A hierarchical ART network for the stable incremental learning of topological structures and associations from noisy data

In this article, a novel unsupervised neural network combining elements from Adaptive Resonance Theory and topology-learning neural networks is presented. It enables stable on-line clustering of stationary and non-stationary input data by learning their inherent topology. Here, two network components representing two different levels of detail are trained simultaneously. By virtue of several filtering mechanisms, the sensitivity to noise is diminished, which renders the proposed network suitable for the application to real-world problems.
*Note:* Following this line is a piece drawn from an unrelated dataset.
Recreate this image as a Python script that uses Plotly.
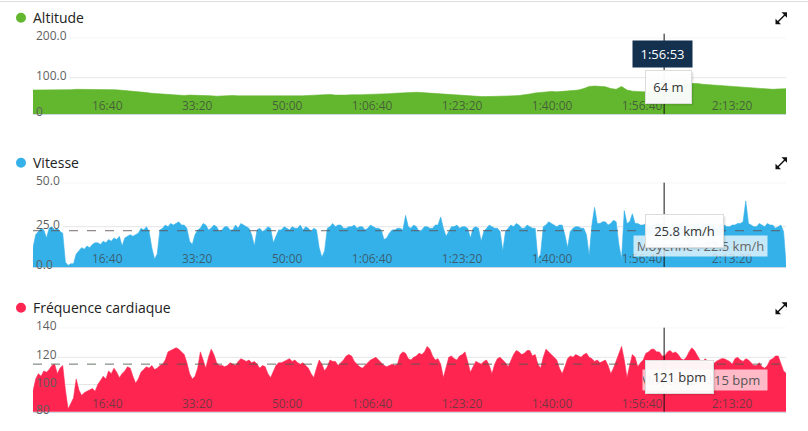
import plotly.graph_objects as go

W, H = 808, 431

# ---------------- data ----------------
ALT_STEP_S = 60     # altitude sampled every minute
FAST_STEP_S = 30    # speed / heart rate sampled every 30 s

altitude_m = [
    66, 66, 65, 66, 67, 67, 66, 67, 68, 68,
    68, 69, 68, 68, 67, 67, 66, 65, 63, 62,
    60, 59, 57, 56, 54, 53, 53, 52, 51, 52,
    51, 50, 51, 50, 49, 50, 50, 51, 50, 50,
    50, 49, 50, 50, 49, 49, 50, 48, 49, 50,
    50, 51, 52, 54, 55, 54, 52, 51, 52, 53,
    52, 53, 54, 54, 55, 55, 56, 57, 58, 59,
    59, 60, 59, 58, 58, 57, 56, 54, 52, 51,
    51, 50, 49, 48, 48, 48, 49, 48, 49, 50,
    51, 52, 55, 58, 60, 62, 62, 61, 62, 63,
    64, 66, 70, 76, 77, 76, 75, 70, 68, 76,
    66, 63, 61, 61, 62, 63, 64, 64, 70, 76,
    80, 84, 85, 84, 82, 81, 80, 78, 76, 75,
    74, 73, 72, 71, 70, 69, 69, 68, 69, 70,
    70,
]

speed_kmh = [
    12, 20, 22, 24, 23, 18, 24, 25, 23, 24,
    22, 21, 3, 1, 2, 2, 8, 10, 12, 11,
    13, 12, 14, 15, 15, 14, 16, 15, 17, 16,
    18, 17, 19, 13, 18, 19, 20, 19, 20, 21,
    24, 23, 25, 22, 12, 5, 8, 23, 24, 26,
    25, 27, 26, 27, 28, 26, 26, 24, 16, 14,
    20, 23, 24, 27, 26, 23, 24, 26, 25, 22,
    23, 25, 25, 23, 23, 26, 24, 27, 26, 25,
    24, 20, 13, 23, 24, 22, 23, 25, 24, 15,
    19, 23, 23, 25, 24, 23, 25, 24, 24, 26,
    23, 25, 24, 22, 24, 23, 12, 6, 10, 24,
    25, 27, 25, 26, 26, 24, 24, 25, 25, 26,
    24, 25, 25, 23, 24, 26, 25, 24, 24, 23,
    17, 18, 21, 23, 23, 24, 24, 23, 32, 25,
    24, 26, 25, 22, 23, 25, 25, 24, 24, 26,
    26, 31, 24, 19, 22, 25, 25, 26, 24, 25,
    25, 24, 18, 24, 25, 24, 16, 22, 24, 26,
    25, 24, 24, 22, 10, 22, 24, 26, 25, 27,
    26, 24, 24, 26, 25, 24, 24, 5, 8, 25,
    26, 28, 27, 26, 25, 26, 26, 20, 12, 22,
    24, 25, 25, 24, 24, 20, 7, 26, 37, 27,
    27, 28, 28, 26, 27, 29, 28, 14, 5, 35,
    27, 28, 33, 27, 27, 26, 26, 27, 25, 26,
    26, 27, 27, 26, 26, 25, 25, 27, 26, 25,
    27, 26, 26, 23, 24, 26, 27, 25, 26, 27,
    27, 26, 26, 24, 25, 27, 26, 25, 25, 26,
    26, 27, 27, 28, 41, 27, 26, 25, 25, 27,
    26, 25, 27, 26, 26, 24, 25, 26, 22, 0,
    0,
]

heart_bpm = [
    95, 104, 108, 106, 110, 109, 111, 114, 115, 108,
    112, 114, 96, 82, 86, 90, 104, 96, 92, 94,
    95, 96, 97, 95, 100, 103, 106, 104, 110, 108,
    112, 109, 105, 108, 110, 113, 112, 106, 101, 104,
    109, 111, 113, 112, 114, 111, 112, 114, 115, 118,
    124, 125, 126, 127, 126, 124, 122, 116, 108, 104,
    106, 112, 124, 118, 112, 120, 126, 122, 116, 114,
    114, 113, 114, 116, 115, 114, 117, 119, 118, 117,
    118, 116, 117, 115, 112, 114, 113, 108, 105, 110,
    114, 116, 116, 117, 118, 119, 117, 118, 116, 115,
    116, 114, 112, 108, 105, 112, 118, 115, 110, 113,
    118, 117, 117, 114, 116, 118, 121, 122, 121, 117,
    115, 113, 112, 114, 116, 118, 119, 120, 118, 116,
    114, 113, 114, 115, 114, 115, 122, 124, 123, 119,
    118, 120, 121, 123, 122, 124, 128, 126, 121, 118,
    119, 115, 105, 112, 120, 121, 119, 118, 121, 122,
    124, 117, 109, 113, 117, 116, 115, 117, 118, 114,
    108, 115, 119, 120, 118, 116, 113, 118, 122, 125,
    124, 122, 123, 125, 125, 121, 122, 115, 112, 120,
    126, 124, 122, 120, 118, 112, 108, 113, 119, 121,
    120, 122, 121, 120, 122, 123, 120, 119, 117, 118,
    116, 117, 118, 114, 108, 112, 117, 122, 128, 118,
    105, 114, 122, 120, 113, 116, 118, 123, 124, 126,
    126, 124, 124, 121, 121, 124, 125, 123, 124, 122,
    119, 118, 120, 124, 127, 125, 121, 118, 117, 119,
    117, 116, 115, 117, 118, 119, 119, 118, 117, 115,
    119, 120, 118, 117, 119, 118, 116, 114, 114, 116,
    113, 112, 114, 118, 119, 121, 121, 116, 110, 108,
    108,
]

alt_time_s = [ALT_STEP_S * i for i in range(len(altitude_m))]
speed_time_s = [FAST_STEP_S * i for i in range(len(speed_kmh))]
hr_time_s = [FAST_STEP_S * i for i in range(len(heart_bpm))]

tick_seconds = [1000, 2000, 3000, 4000, 5000, 6000, 7000, 8000]
tick_labels = ["16:40", "33:20", "50:00", "1:06:40", "1:23:20", "1:40:00", "1:56:40", "2:13:20"]

panel_titles = ["Altitude", "Vitesse", "Fréquence cardiaque"]
panel_colors = ["#63b72f", "#35b1ea", "#fe2651"]

alt_axis_labels = ["0", "100.0", "200.0"]
speed_axis_labels = ["0.0", "25.0", "50.0"]
hr_axis_labels = ["80", "100", "120", "140"]

cursor_time_s = 7013
cursor_time_label = "1:56:53"
cursor_values = ["64 m", "25.8 km/h", "121 bpm"]

avg_speed_kmh = 22.5
avg_hr_bpm = 115
avg_labels = ["Moyenne : 22.5 km/h", "Moyenne : 115 bpm"]

# ---------------- layout helpers ----------------
X_LEFT, X_RIGHT = 33, 786
X_MAX = 8367

def px(x):
    return x / W

def py(y):
    return 1 - y / H

panels = [
    dict(top=37.7, bottom=114.0, rng=[0, 210.2], label_vals=[0, 100, 210.2],
         labels=alt_axis_labels, grid=[100, 210.2], grid_x0=69, title_y=17.7,
         x=alt_time_s, series=altitude_m),
    dict(top=182.7, bottom=267.0, rng=[0, 52.3], label_vals=[0, 25, 52.3],
         labels=speed_axis_labels, grid=[25, 52.3], grid_x0=63, title_y=162.7,
         x=speed_time_s, series=speed_kmh),
    dict(top=327.7, bottom=411.7, rng=[80, 141.8], label_vals=[80, 100, 120, 141.8],
         labels=hr_axis_labels, grid=[100, 120, 141.8], grid_x0=58, title_y=307.7,
         x=hr_time_s, series=heart_bpm),
]

fig = go.Figure()
shapes = []
annotations = []
FONT = "Open Sans"

for k, p in enumerate(panels):
    n = "" if k == 0 else str(k + 1)
    xa, ya = "x" + n, "y" + n
    col = panel_colors[k]
    fig.add_trace(go.Scatter(
        x=p["x"], y=p["series"], xaxis=xa, yaxis=ya, mode="lines",
        line=dict(color=col, width=0.6), fill="tozeroy", fillcolor=col,
        hoverinfo="skip", showlegend=False,
    ))
    fig.layout["xaxis" + n] = dict(
        domain=[px(X_LEFT), px(X_RIGHT)], range=[0, X_MAX], anchor=ya,
        tickvals=tick_seconds, ticktext=tick_labels, ticks="",
        ticklabelposition="inside left", ticklabelstandoff=-2,
        showgrid=False, zeroline=False,
        showline=True, linecolor="#c9d6e3", linewidth=1,
        tickfont=dict(family=FONT, size=12, color="rgba(60,60,60,0.72)"),
        fixedrange=True,
    )
    fig.layout["yaxis" + n] = dict(
        domain=[py(p["bottom"]), py(p["top"])], range=p["rng"], anchor=xa,
        showgrid=False, zeroline=False, showticklabels=False, ticks="",
        showline=False, fixedrange=True,
    )
    for g in p["grid"]:
        shapes.append(dict(type="line", xref="paper", yref=ya, x0=px(p["grid_x0"]),
                           x1=px(X_RIGHT), y0=g, y1=g, layer="below",
                           line=dict(color="#e6e6e6", width=1)))
    for v, t in zip(p["label_vals"], p["labels"]):
        annotations.append(dict(text=t, xref="paper", yref=ya, x=px(34), y=v,
                                xanchor="left", yanchor="middle", yshift=2.5,
                                showarrow=False,
                                font=dict(family=FONT, size=12, color="#5f5f5f")))
    shapes.append(dict(type="circle", xref="paper", yref="paper",
                       x0=px(16), x1=px(26), y0=py(p["title_y"] + 5), y1=py(p["title_y"] - 5),
                       fillcolor=col, line=dict(width=0)))
    annotations.append(dict(text=panel_titles[k], xref="paper", yref="paper",
                            x=px(31), y=py(p["title_y"]), xanchor="left", yanchor="middle",
                            showarrow=False, font=dict(family=FONT, size=14, color="#222222")))
    cy = p["title_y"]
    pts = lambda lst: "M " + " L ".join(f"{px(a):.5f},{py(b):.5f}" for a, b in lst) + " Z"
    shapes.append(dict(type="line", xref="paper", yref="paper",
                       x0=px(777), y0=py(cy + 5), x1=px(785.5), y1=py(cy - 3.5),
                       line=dict(color="#111", width=1.5)))
    shapes.append(dict(type="path", xref="paper", yref="paper",
                       path=pts([(787, cy - 5.5), (781.5, cy - 5.5), (787, cy)]),
                       fillcolor="#111", line=dict(width=0)))
    shapes.append(dict(type="path", xref="paper", yref="paper",
                       path=pts([(775.5, cy + 6.5), (781, cy + 6.5), (775.5, cy + 1)]),
                       fillcolor="#111", line=dict(width=0)))
    shapes.append(dict(type="line", xref=xa, yref="paper", x0=cursor_time_s, x1=cursor_time_s,
                       y0=py(p["bottom"]), y1=py(p["top"] - (4 if k == 0 else 0)),
                       line=dict(color="#111", width=1)))

shapes.append(dict(type="line", xref="paper", yref="y2", x0=px(X_LEFT), x1=px(X_RIGHT),
                   y0=avg_speed_kmh, y1=avg_speed_kmh, layer="above",
                   line=dict(color="rgba(90,80,80,0.85)", width=1, dash="dash")))
shapes.append(dict(type="line", xref="paper", yref="y3", x0=px(X_LEFT), x1=px(X_RIGHT),
                   y0=avg_hr_bpm, y1=avg_hr_bpm, layer="above",
                   line=dict(color="rgba(80,90,80,0.85)", width=1, dash="dash")))

shapes.append(dict(type="line", xref="paper", yref="paper", x0=0, x1=1, y0=py(1.5), y1=py(1.5),
                   line=dict(color="#dddddd", width=1)))


def box(text, left, top, w, h, bg, color, border=None, size=13, align="center"):
    return dict(text=text, xref="paper", yref="paper", x=px(left), y=py(top),
                xanchor="left", yanchor="top", width=w, height=h, showarrow=False,
                align=align, valign="middle", bgcolor=bg, borderpad=0,
                bordercolor=border if border else "rgba(0,0,0,0)", borderwidth=1,
                font=dict(family=FONT, size=size, color=color))

annotations.append(box(avg_labels[0], 633, 235, 133, 20, "rgba(255,255,255,0.72)", "#666666"))
annotations.append(box(avg_labels[1] + "\u00a0\u00a0", 642, 369, 124, 20,
                       "rgba(255,255,255,0.68)", "#555555", align="right"))

annotations.append(box(cursor_time_label, 632, 40, 59, 26, "#13304f", "#ffffff"))
for (left, top, w, h), txt in zip([(645, 70, 45, 32), (645, 214, 77, 32), (645, 360, 67, 32)],
                                  cursor_values):
    annotations.append(box(" ", left + 2, top + 2, w, h, "rgba(0,0,0,0.10)", "#000"))
    annotations.append(box(txt, left, top, w, h, "rgba(255,255,255,0.95)", "#333333",
                           border="#dcdcdc"))

fig.update_layout(
    width=W, height=H, margin=dict(l=0, r=0, t=0, b=0),
    paper_bgcolor="white", plot_bgcolor="rgba(0,0,0,0)",
    shapes=shapes, annotations=annotations, showlegend=False,
    font=dict(family=FONT),
)

fig.write_html("out.html", config={"displayModeBar": False},
               post_script="document.body.style.margin='0';document.body.style.padding='0';"
                           "document.documentElement.style.overflow='hidden';")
Furthermore, we demonstrate that this network constitutes an excellent basis to learn and recall associations between real-world associative keys. Its incremental nature ensures that the capacity of the corresponding associative memory fits the amount of knowledge to be learnt. Moreover, the formed clusters efficiently represent the relations between the keys, even if noisy data is used for training. In addition, we present an iterative recall mechanism to retrieve stored information based on one of the associative keys used for training. As different levels of detail are learnt, the recall can be performed with different degrees of accuracy.

► An ART neural network learning topological structures is presented. ► It enables stable on-line clustering of stationary and non-stationary data. ► Noise-insensitive representations are learnt at two levels of detail. ► The network is extended to a hetero-associative memory for real-world keys.